Hundreds of Turkish Americans alongside American Muslims converged on the white House on Friday to protest a coup attempt in Turkey.
Chanting slogans in support of Turkey’s democratically-elected government and President Recep Tayyip Erdogan, the group urged respect for democracy in the country.
“We are here to stand against the uprising against democracy in Turkey.

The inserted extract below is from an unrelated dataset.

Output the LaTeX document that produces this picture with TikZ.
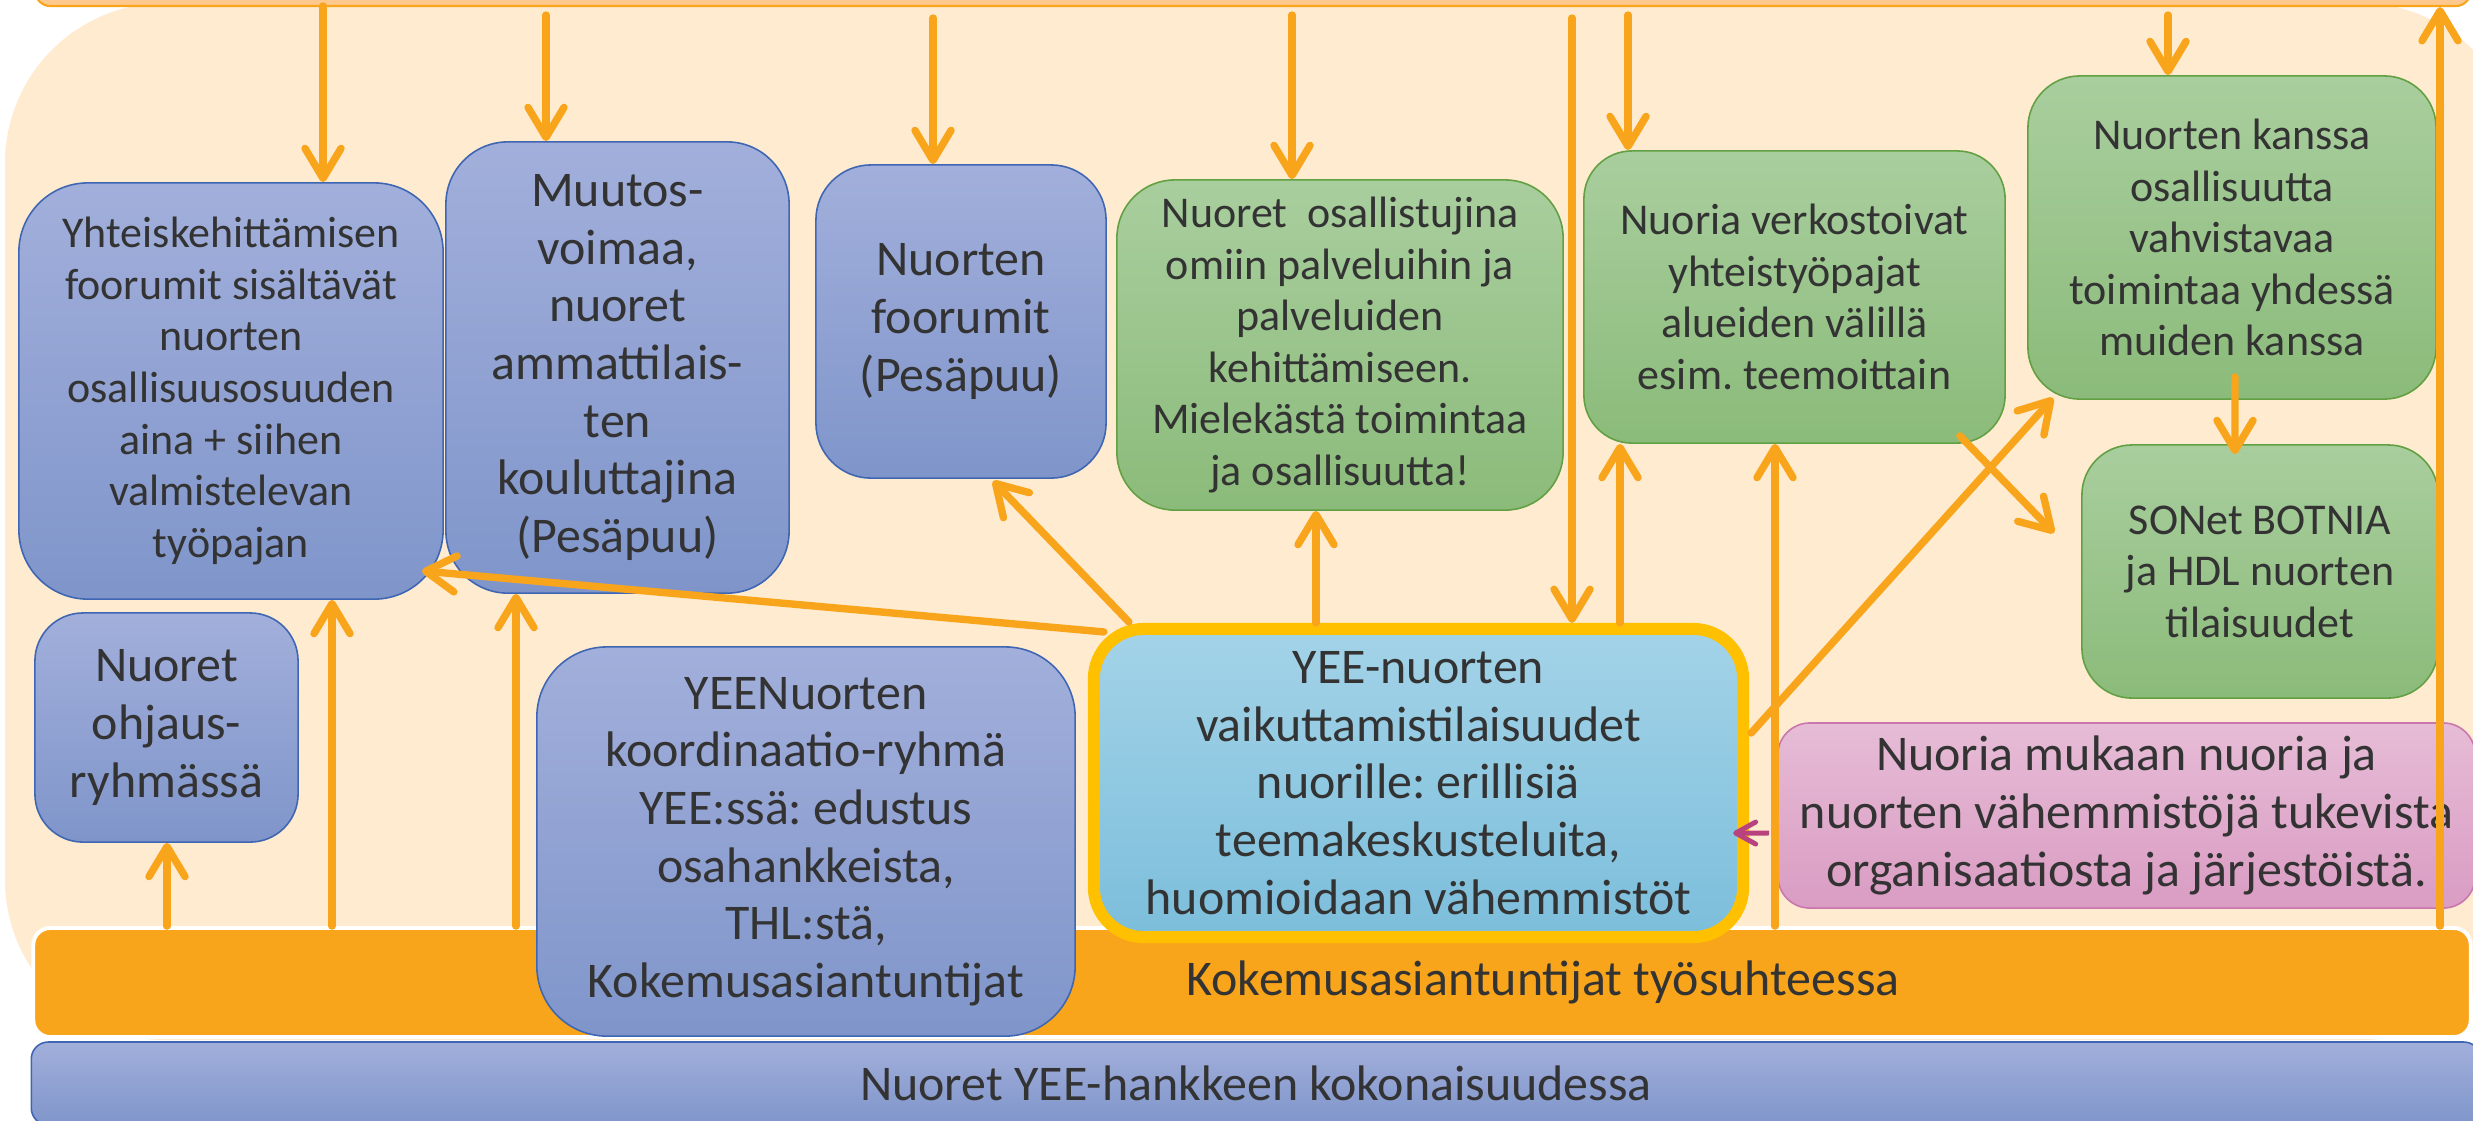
\documentclass[tikz,border=0pt]{standalone}
\usepackage{fontspec}
\setmainfont{Carlito}
\usetikzlibrary{arrows.meta}
\frenchspacing
\definecolor{beige}{HTML}{FEEBD0}
\definecolor{topbarF}{HTML}{FFC88C}
\definecolor{arrO}{HTML}{F8A51C}
\definecolor{txt}{HTML}{333333}
\definecolor{blueT}{HTML}{A2AFDB}
\definecolor{blueBt}{HTML}{7F95CA}
\definecolor{blueB}{HTML}{3F66B3}
\definecolor{greenT}{HTML}{A9CE9E}
\definecolor{greenBt}{HTML}{8BBB7A}
\definecolor{greenB}{HTML}{62A043}
\definecolor{lbT}{HTML}{A3D3E8}
\definecolor{lbBt}{HTML}{7CBEDB}
\definecolor{gold}{HTML}{FFC000}
\definecolor{pinkT}{HTML}{E6BCD6}
\definecolor{pinkBt}{HTML}{DA9CC3}
\definecolor{pinkB}{HTML}{C977AD}
\definecolor{magArr}{HTML}{B8427E}
\tikzset{
  smallt/.style={font=\fontsize{12.5pt}{14.65pt}\selectfont},
  larget/.style={font=\fontsize{14.2pt}{16.4pt}\selectfont},
  box/.style={align=center, inner sep=0pt, text=txt, line width=0.45pt},
  bluebox/.style={box, draw=blueB, top color=blueT, bottom color=blueBt},
  greenbox/.style={box, draw=greenB, top color=greenT, bottom color=greenBt},
  ltbluebox/.style={box, draw=gold, line width=3.41pt, top color=lbT, bottom color=lbBt},
  pinkbox/.style={box, draw=pinkB, top color=pinkT, bottom color=pinkBt},
  arr/.style={draw=arrO, line width=2.1pt, line cap=round, -{Straight Barb[length=0.3cm,width=0.36cm,round]}},
  parr/.style={draw=magArr, line width=1.4pt, -{Straight Barb[length=0.2cm,width=0.22cm,round]}},
}
\begin{document}
\begin{tikzpicture}[x=0.01cm,y=-0.01cm]
\useasboundingbox (0,0) rectangle (2473,1120);
% background
\fill[beige, rounded corners=1.6cm] (5,3) rectangle (2520,1040);
\node[draw=arrO, fill=topbarF, line width=0.6pt, rounded corners=0.15cm,
      minimum width=24.34cm, minimum height=0.46cm, inner sep=0pt] (topbar) at (1253,-17) {};
% bottom bars
\node[fill=arrO, draw=white, line width=1.1pt, rounded corners=0.17cm,
      minimum width=24.36cm, minimum height=1.09cm, inner sep=0pt] (kbar) at (1252,982.5) {};
\node[bluebox, larget, rounded corners=0.17cm, minimum width=24.48cm, minimum height=0.83cm]
      (nbar) at (1256,1083.5) {Nuoret YEE-hankkeen kokonaisuudessa};
\node[larget, text=txt, inner sep=0pt] (ktext) at (1543,982) {Kokemusasiantuntijat työsuhteessa};
% boxes
\node[bluebox, smallt, rounded corners=0.69cm, minimum width=4.24cm, minimum height=4.16cm]
  (b1) at (231,391) {Yhteiskehittämisen\\foorumit sisältävät\\nuorten\\osallisuusosuuden\\aina + siihen\\valmistelevan\\työpajan};
\node[bluebox, larget, rounded corners=0.62cm, minimum width=3.43cm, minimum height=4.51cm]
  (b2) at (617.5,367.5) {Muutos-\\voimaa,\\nuoret\\ammattilais-\\ten\\kouluttajina\\(Pesäpuu)};
\node[bluebox, larget, rounded corners=0.55cm, minimum width=2.90cm, minimum height=3.13cm]
  (b3) at (961,321.5) {Nuorten\\foorumit\\(Pesäpuu)};
\node[greenbox, smallt, rounded corners=0.58cm, minimum width=4.46cm, minimum height=3.30cm]
  (b4) at (1340,345) {Nuoret\ \ osallistujina\\omiin palveluihin ja\\palveluiden\\kehittämiseen.\\Mielekästä toimintaa\\ja osallisuutta!};
\node[greenbox, smallt, rounded corners=0.48cm, minimum width=4.21cm, minimum height=2.92cm]
  (b5) at (1794.5,297) {Nuoria verkostoivat\\yhteistyöpajat\\alueiden välillä\\esim. teemoittain};
\node[greenbox, smallt, rounded corners=0.52cm, minimum width=4.08cm, minimum height=3.23cm]
  (b6) at (2232,237.5) {Nuorten kanssa\\osallisuutta\\vahvistavaa\\toimintaa yhdessä\\muiden kanssa};
\node[greenbox, smallt, rounded corners=0.50cm, minimum width=3.56cm, minimum height=2.53cm]
  (b7) at (2260,571.5) {SONet BOTNIA\\ja HDL nuorten\\tilaisuudet};
\node[bluebox, larget, rounded corners=0.48cm, minimum width=2.63cm, minimum height=2.29cm]
  (b8) at (166.5,727.5) {Nuoret\\ohjaus-\\ryhmässä};
\node[bluebox, larget, rounded corners=0.70cm, minimum width=5.38cm, minimum height=3.89cm]
  (b9) at (806,841.5) {YEENuorten\\koordinaatio-ryhmä\\YEE:ssä: edustus\\osahankkeista,\\THL:stä,\\Kokemusasiantuntijat};
\node[ltbluebox, larget, rounded corners=0.50cm, minimum width=6.49cm, minimum height=3.08cm]
  (b10) at (1418.5,783) {YEE-nuorten\\vaikuttamistilaisuudet\\nuorille: erillisiä\\teemakeskusteluita,\\huomioidaan vähemmistöt};
\node[pinkbox, larget, rounded corners=0.32cm, minimum width=6.97cm, minimum height=1.85cm]
  (b11) at (2126.5,815.5) {Nuoria mukaan nuoria ja\\nuorten vähemmistöjä tukevista\\organisaatiosta ja järjestöistä.};
% start coordinates of arrows from the top bar
\coordinate (s1) at (323,6);
\coordinate (s2) at (546,15);
\coordinate (s3) at (933,18);
\coordinate (s4) at (1292,15);
\coordinate (s5) at (1572,18);
\coordinate (s6) at (1628,15);
\coordinate (s7) at (2168,15);
\draw[arr] (s1) -- (s1 |- b1.north);
\draw[arr] (s2) -- (s2 |- b2.north);
\draw[arr] (s3) -- (s3 |- b3.north);
\draw[arr] (s4) -- (s4 |- b4.north);
\draw[arr] (s5) -- (s5 |- b10.north);
\draw[arr] (s6) -- (s6 |- b5.north);
\draw[arr] (s7) -- (s7 |- b6.north);
% up arrows from the orange bar
\coordinate (u1) at (167,928);
\coordinate (u2) at (332,928);
\coordinate (u3) at (516,928);
\coordinate (u4) at (1775,928);
\coordinate (u5) at (2440,928);
\coordinate (u6) at (1620,629);
\coordinate (u7) at (1316,629);
\draw[arr] (kbar.north -| u1) -- (b8.south -| u1);
\draw[arr] (kbar.north -| u2) -- (b1.south -| u2);
\draw[arr] (kbar.north -| u3) -- (b2.south -| u3);
\draw[arr] (kbar.north -| u4) -- (b5.south -| u4);
\draw[arr] (kbar.north -| u5) -- (topbar.south -| u5);
\draw[arr] (b10.north -| u6) -- (b5.south -| u6);
\draw[arr] (b10.north -| u7) -- (b4.south -| u7);
% diagonal arrows
\draw[arr] ([shift={(0.41cm,0.01cm)}]b10.north west) -- ([shift={(0.32cm,-0.02cm)}]b3.south);
\draw[arr] ([shift={(0.16cm,-0.09cm)}]b10.north west) -- ([shift={(-0.22cm,0.29cm)}]b1.south east);
\draw[arr] ([shift={(0.02cm,0.5cm)}]b10.east) -- ([shift={(0.26cm,0.02cm)}]b6.south west);
\draw[arr] ([shift={(-0.46cm,0.08cm)}]b5.south east) -- ([shift={(-0.27cm,0.385cm)}]b7.west);
\draw[arr] ([shift={(0.03cm,0.23cm)}]b6.south) -- ([shift={(-0.25cm,-0.1cm)}]b7.north);
\draw[parr] ([shift={(-0.08cm,-0.175cm)}]b11.west) -- ([shift={(-0.16cm,-0.5cm)}]b10.east);
\end{tikzpicture}
\end{document}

We stand with our people of Turkey,” said Yasar Colak, President of the Diyanet Center of America that was inaugurated by Erdogan in April.
A minority group controlling some military assets, including helicopters and fighters jets, tried to wrest control of the country.
A helicopter controlled by coup plotters fired at civilians and threw bombs onto the grounds of the Parliament in Ankara.
Colak said those responsible for bombing the Parliament will pay the consequences.
Muslims Americans with origins from Syria, Palestine, Egypt and other countries also joined the group.
Speaking to the press, Executive Director of Council on American Islamic Relations (CAIR) said he joined the group to send a message to the junta that he condemned any attempt to topple a democratically-elected government.
“This coup is not an assault only on democracy, it is an assault on national sovereignty of Turkey,” Nihad Awad said.
A similar scene played out in New York’s Time Square where hundreds of Turks were joined by Muslims from Egypt, Syria, Palestine, Azerbaijan, Tajikistan and Americans to protest the attempted overthrow of the government in Ankara.
The group waved Turkish flags while they chanted patriotic slogans in solidarity with Erdogan, and sang the Turkish national anthem.
“They use their guns not to protect their people, but to kill their people,” Samy Ahmed, 31, an Egyptian graduate student at City University of New York told Anadolu Agency. “They tried to make a coup against the elected president of Turkey, Recep Tayyip Erdogan,” he said, adding “Alhamdulillah [All praise is due to God], all people who stand for freedom, democracy, social justice and human rights came here to support Turkey and stand behind it.”
Turkish national Ahmet Yigit, 28, who owns a consultancy firm focused on business and trade and condemned the coup, said he was shocked when he first heard.
“As a person who graduated from an American University, I see that people in the U.S. are trying to improve themselves by studying science. Those soldiers who attempted the coup have to change their mindset,” he said. “Turkey is the only safe haven in the Middle East, where there is bloodshed. We, the Turkish people who live abroad, are behind our government and nation,” he added.
Forty-seven-year-old community activist Ibrahim Kurtulus, 47, read a prepared statement in front of the group of protesters and promoted democracy, the will of the people and called for the U.S. to stand with its NATO ally.
“We are against any kind of coup … we feel the Turkish military has been hijacked … [we] will not allow the freely elected government of Turkey to be taken over,” he said.
Kurtulus called on the U.S. to stand with the elected government of people, and stressed “we firmly believe that the best foundation for lasting stability in our NATO ally of Turkey is a democratic political order.”
He concluded by emphasizing that the voices of people who protest peacefully must be heard.